PROBLEM STATEMENT: Skip all pictures. Write out the data below from its first line through the line that contains "-13.8, -8.9, -13.5];".

--------------------

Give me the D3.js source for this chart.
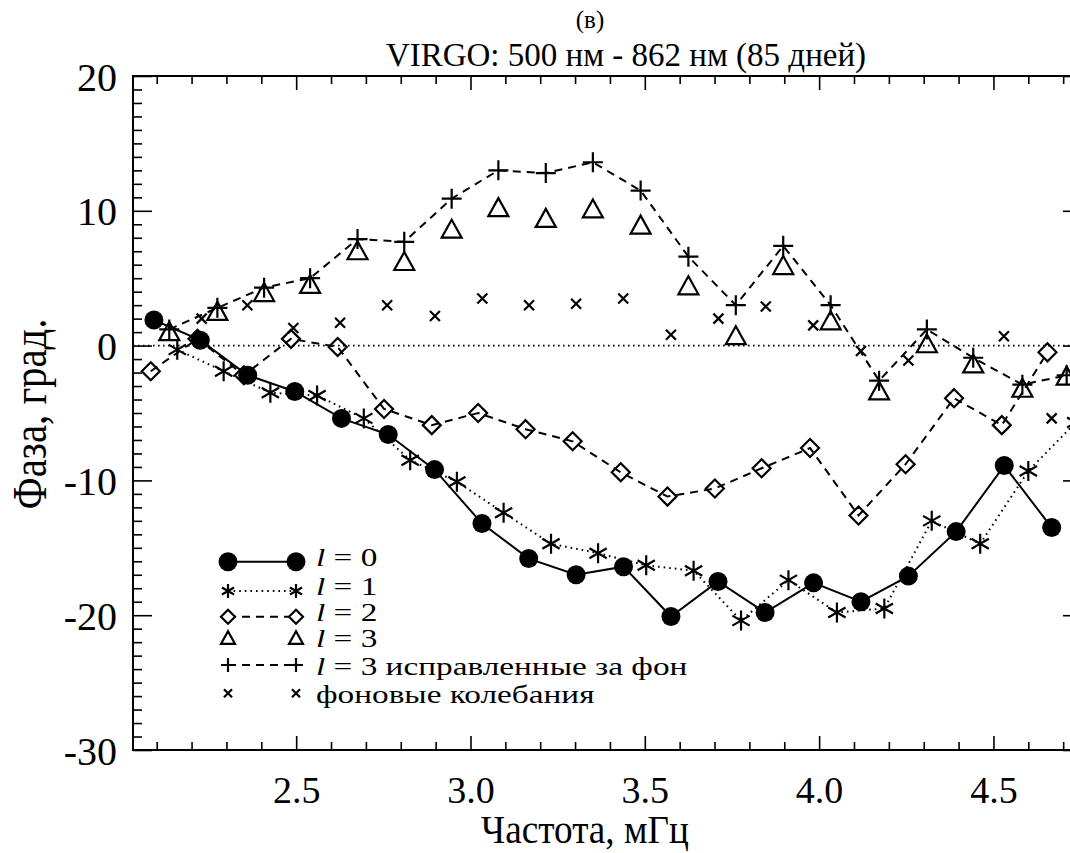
<!DOCTYPE html>
<html>
<head>
<meta charset="utf-8">
<script src="https://cdn.jsdelivr.net/npm/d3@7"></script>
<style>
    body { margin: 0; background: #fff; }
    text { font-family: "Liberation Serif", "Times New Roman", serif; fill: #000; }
</style>
</head>
<body>
<div id="chart"></div>
<script>
// l = 0 (circles, solid)
var l0Freq = [2.092, 2.225, 2.361, 2.496, 2.630, 2.764, 2.897, 3.033, 3.167, 3.303,
    3.439, 3.575, 3.710, 3.845, 3.984, 4.120, 4.256, 4.393, 4.531, 4.667];
var l0Phase = [1.9, 0.4, -2.2, -3.4, -5.4, -6.6, -9.2, -13.2, -15.8, -17.0,
    -16.4, -20.1, -17.5, -19.8, -17.6, -19.0, -17.1, -13.8, -8.9, -13.5];

// l = 1 (asterisks, dotted)
var l1Freq = [2.159, 2.292, 2.426, 2.560, 2.694, 2.827, 2.961, 3.095, 3.231, 3.366,
    3.504, 3.640, 3.776, 3.912, 4.051, 4.187, 4.323, 4.462, 4.600, 4.736];
var l1Phase = [-0.3, -1.9, -3.5, -3.7, -5.4, -8.5, -10.1, -12.4, -14.7, -15.4,
    -16.3, -16.7, -20.4, -17.4, -19.8, -19.5, -13.0, -14.7, -9.3, -5.7];

// l = 2 (diamonds, dashed)
var l2Freq = [2.083, 2.217, 2.350, 2.485, 2.619, 2.752, 2.889, 3.022, 3.158, 3.293,
    3.431, 3.565, 3.701, 3.835, 3.974, 4.113, 4.248, 4.387, 4.524, 4.655];
var l2Phase = [-1.9, 0.5, -2.2, 0.5, -0.1, -4.7, -5.9, -5.0, -6.2, -7.1,
    -9.4, -11.2, -10.6, -9.1, -7.6, -12.6, -8.8, -3.9, -5.9, -0.5];

// l = 3 (triangles, raw) and l = 3 corrected (plus, dashed)
var l3Freq = [2.136, 2.274, 2.408, 2.540, 2.676, 2.810, 2.946, 3.080, 3.216, 3.351,
    3.488, 3.625, 3.761, 3.897, 4.033, 4.172, 4.309, 4.442, 4.583, 4.710];
var l3Phase = [1.0, 2.5, 3.9, 4.5, 7.0, 6.2, 8.6, 10.2, 9.4, 10.1,
    8.9, 4.4, 0.7, 5.9, 1.8, -3.4, 0.1, -1.4, -3.2, -2.3];
var l3CorrPhase = [1.2, 2.8, 4.3, 5.0, 7.9, 7.7, 10.9, 13.0, 12.8, 13.6,
    11.5, 6.6, 3.0, 7.4, 3.0, -2.6, 1.2, -0.9, -2.9, -2.2];

// background oscillations (x marks)
var bgFreq = [2.229, 2.360, 2.492, 2.626, 2.761, 2.898, 3.034, 3.168, 3.303, 3.438,
    3.575, 3.711, 3.847, 3.983, 4.120, 4.256, 4.530, 4.667];
var bgPhase = [2.0, 3.0, 1.3, 1.7, 3.0, 2.2, 3.5, 3.0, 3.1, 3.5,
    0.8, 2.0, 2.9, 1.5, -0.4, -1.1, 0.7, -5.4];

var xMajorTicks = [2.5, 3.0, 3.5, 4.0, 4.5];
var yMajorTicks = [-30, -20, -10, 0, 10, 20];

var legendLabels = ['0', '1', '2', '3', '3 исправленные за фон', 'фоновые колебания'];

var titleTop = '(в)';
var titleMain = 'VIRGO: 500 нм - 862 нм (85 дней)';
var xTitle = 'Частота, мГц';
var yTitle = 'Фаза, град.';

var width = 1070;
var height = 853;
var plotLeft = 133, plotRight = 1082, plotTop = 76, plotBottom = 750;

var xScale = d3.scaleLinear()
    .domain([2.032, 4.754])
    .range([plotLeft, plotRight]);

var yScale = d3.scaleLinear()
    .domain([-30, 20])
    .range([plotBottom, plotTop]);

var svg = d3.select('#chart')
    .append('svg')
    .attr('width', width)
    .attr('height', height);

// marker shapes
var plusPath = function (s) {
    return 'M' + (-s) + ',0H' + s + 'M0,' + (-s) + 'V' + s;
};
var xPath = function (s) {
    return 'M' + (-s) + ',' + (-s) + 'L' + s + ',' + s + 'M' + (-s) + ',' + s + 'L' + s + ',' + (-s);
};
var starPath = function (s) {
    var a = s * 0.866, b = s * 0.5;
    return 'M0,' + (-s) + 'V' + s +
        'M' + (-a) + ',' + (-b) + 'L' + a + ',' + b +
        'M' + (-a) + ',' + b + 'L' + a + ',' + (-b);
};
var diamondPath = function (s) {
    return 'M0,' + (-s) + 'L' + s + ',0L0,' + s + 'L' + (-s) + ',0Z';
};
var trianglePath = function (s) {
    return 'M0,' + (-s) + 'L' + s + ',' + (s * 0.8) + 'L' + (-s) + ',' + (s * 0.8) + 'Z';
};

var zip = function (xs, ys) {
    return xs.map(function (d, i) {
        return {f: d, v: ys[i]};
    });
};

// axes: minor + major ticks, pointing inward on all four sides
var xMinor = d3.range(21, 48).map(function (d) { return d / 10; })
    .filter(function (d) { return xMajorTicks.indexOf(d) < 0; });
var yMinor = d3.range(-30, 21).filter(function (d) { return yMajorTicks.indexOf(d) < 0; });

var addAxis = function (axis, tx, ty) {
    var g = svg.append('g')
        .attr('class', 'axis')
        .attr('transform', 'translate(' + tx + ',' + ty + ')')
        .call(axis);
    g.select('.domain').remove();
    g.selectAll('.tick line').attr('stroke', '#000').attr('stroke-width', 1.6);
    return g;
};

addAxis(d3.axisBottom(xScale).tickValues(xMinor).tickSize(-8).tickFormat(''), 0, plotBottom);
addAxis(d3.axisTop(xScale).tickValues(xMinor).tickSize(-8).tickFormat(''), 0, plotTop);
addAxis(d3.axisTop(xScale).tickValues(xMajorTicks).tickSize(-14).tickFormat(''), 0, plotTop);
var xAx = addAxis(d3.axisBottom(xScale).tickValues(xMajorTicks).tickSize(-14)
    .tickFormat(d3.format('.1f')), 0, plotBottom);
xAx.selectAll('text')
    .attr('font-size', 38)
    .attr('font-family', '"Liberation Serif", serif')
    .attr('y', 53)
    .attr('dy', 0);

addAxis(d3.axisLeft(yScale).tickValues(yMinor).tickSize(-9).tickFormat(''), plotLeft, 0);
addAxis(d3.axisRight(yScale).tickValues(yMinor).tickSize(-9).tickFormat(''), plotRight, 0);
addAxis(d3.axisRight(yScale).tickValues(yMajorTicks).tickSize(-19).tickFormat(''), plotRight, 0);
var yAx = addAxis(d3.axisLeft(yScale).tickValues(yMajorTicks).tickSize(-19).tickPadding(16)
    .tickFormat(function (d) { return String(d); }), plotLeft, 0);
yAx.selectAll('text')
    .attr('font-size', 40)
    .attr('font-family', '"Liberation Serif", serif')
    .attr('dy', '0.35em');

// frame
svg.append('rect')
    .attr('x', plotLeft)
    .attr('y', plotTop)
    .attr('width', plotRight - plotLeft)
    .attr('height', plotBottom - plotTop)
    .attr('fill', 'none')
    .attr('stroke', '#000')
    .attr('stroke-width', 2);

// zero line
svg.append('line')
    .attr('x1', plotLeft)
    .attr('x2', plotRight)
    .attr('y1', yScale(0))
    .attr('y2', yScale(0))
    .attr('stroke', '#000')
    .attr('stroke-width', 1.6)
    .attr('stroke-dasharray', '1.6 3.4');

var line = d3.line()
    .x(function (d) { return xScale(d.f); })
    .y(function (d) { return yScale(d.v); });

var addLine = function (data, dash) {
    svg.append('path')
        .datum(data)
        .attr('d', line)
        .attr('fill', 'none')
        .attr('stroke', '#000')
        .attr('stroke-width', 2)
        .attr('stroke-dasharray', dash);
};

var addMarks = function (data, pathFn, size, filled) {
    svg.append('g')
        .selectAll('path')
        .data(data)
        .enter()
        .append('path')
        .attr('transform', function (d) {
            return 'translate(' + xScale(d.f) + ',' + yScale(d.v) + ')';
        })
        .attr('d', pathFn(size))
        .attr('fill', filled ? '#000' : 'none')
        .attr('stroke', '#000')
        .attr('stroke-width', 2.2);
};

var l0 = zip(l0Freq, l0Phase);
var l1 = zip(l1Freq, l1Phase);
var l2 = zip(l2Freq, l2Phase);
var l3 = zip(l3Freq, l3Phase);
var l3c = zip(l3Freq, l3CorrPhase);
var bg = zip(bgFreq, bgPhase);

addLine(l3c, '8 6');
addLine(l2, '8 6');
addLine(l1, '1.6 4');
addLine(l0, null);

addMarks(bg, xPath, 5, false);
addMarks(l3, trianglePath, 10, false);
addMarks(l3c, plusPath, 10, false);
addMarks(l2, diamondPath, 9, false);
addMarks(l1, starPath, 10, false);

svg.append('g')
    .selectAll('circle')
    .data(l0)
    .enter()
    .append('circle')
    .attr('cx', function (d) { return xScale(d.f); })
    .attr('cy', function (d) { return yScale(d.v); })
    .attr('r', 9.5)
    .attr('fill', '#000');

// legend
var legendRows = [561.7, 591, 616.7, 638.3, 665, 693.3];
var legendBase = [566, 595, 621, 647, 675, 703];
var legendDash = [null, '1.6 4', '8 6', 'none', '8 6', 'none'];
var legendShapes = [null, starPath, diamondPath, trianglePath, plusPath, xPath];
var legendSizes = [9.5, 7, 7, 7, 7, 4];
var lx1 = 228, lx2 = 296;

legendLabels.forEach(function (label, i) {
    var y = legendRows[i];
    if (legendDash[i] !== 'none') {
        svg.append('line')
            .attr('x1', lx1).attr('x2', lx2)
            .attr('y1', y).attr('y2', y)
            .attr('stroke', '#000')
            .attr('stroke-width', 2)
            .attr('stroke-dasharray', legendDash[i]);
    }
    [lx1, lx2].forEach(function (x) {
        if (i === 0) {
            svg.append('circle')
                .attr('cx', x).attr('cy', y).attr('r', legendSizes[i])
                .attr('fill', '#000');
        } else {
            svg.append('path')
                .attr('transform', 'translate(' + x + ',' + y + ')')
                .attr('d', legendShapes[i](legendSizes[i]))
                .attr('fill', '#fff')
                .attr('stroke', '#000')
                .attr('stroke-width', 2.2);
        }
    });
    var t = svg.append('text')
        .attr('transform', 'translate(316,' + legendBase[i] + ') scale(1.28,1)')
        .attr('font-size', 26);
    if (i < 5) {
        t.append('tspan').attr('font-style', 'italic').text('l');
        t.append('tspan').text(' = ' + label);
    } else {
        t.text(label);
    }
});

// titles
svg.append('text')
    .attr('x', 590)
    .attr('y', 28)
    .attr('font-size', 25)
    .style('text-anchor', 'middle')
    .text(titleTop);

svg.append('text')
    .attr('x', 626)
    .attr('y', 66)
    .attr('font-size', 33)
    .style('text-anchor', 'middle')
    .text(titleMain);

svg.append('text')
    .attr('transform', 'translate(585,843) scale(0.93,1)')
    .attr('font-size', 40)
    .style('text-anchor', 'middle')
    .text(xTitle);

svg.append('text')
    .attr('transform', 'translate(46,414) rotate(-90) scale(0.85,1)')
    .attr('font-size', 48)
    .style('text-anchor', 'middle')
    .text(yTitle);
</script>
</body>
</html>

--------------------

FULL OUTPUT:
Give me the D3.js source for this chart.
<!DOCTYPE html>
<html>
<head>
<meta charset="utf-8">
<script src="https://cdn.jsdelivr.net/npm/d3@7"></script>
<style>
    body { margin: 0; background: #fff; }
    text { font-family: "Liberation Serif", "Times New Roman", serif; fill: #000; }
</style>
</head>
<body>
<div id="chart"></div>
<script>
// l = 0 (circles, solid)
var l0Freq = [2.092, 2.225, 2.361, 2.496, 2.630, 2.764, 2.897, 3.033, 3.167, 3.303,
    3.439, 3.575, 3.710, 3.845, 3.984, 4.120, 4.256, 4.393, 4.531, 4.667];
var l0Phase = [1.9, 0.4, -2.2, -3.4, -5.4, -6.6, -9.2, -13.2, -15.8, -17.0,
    -16.4, -20.1, -17.5, -19.8, -17.6, -19.0, -17.1, -13.8, -8.9, -13.5];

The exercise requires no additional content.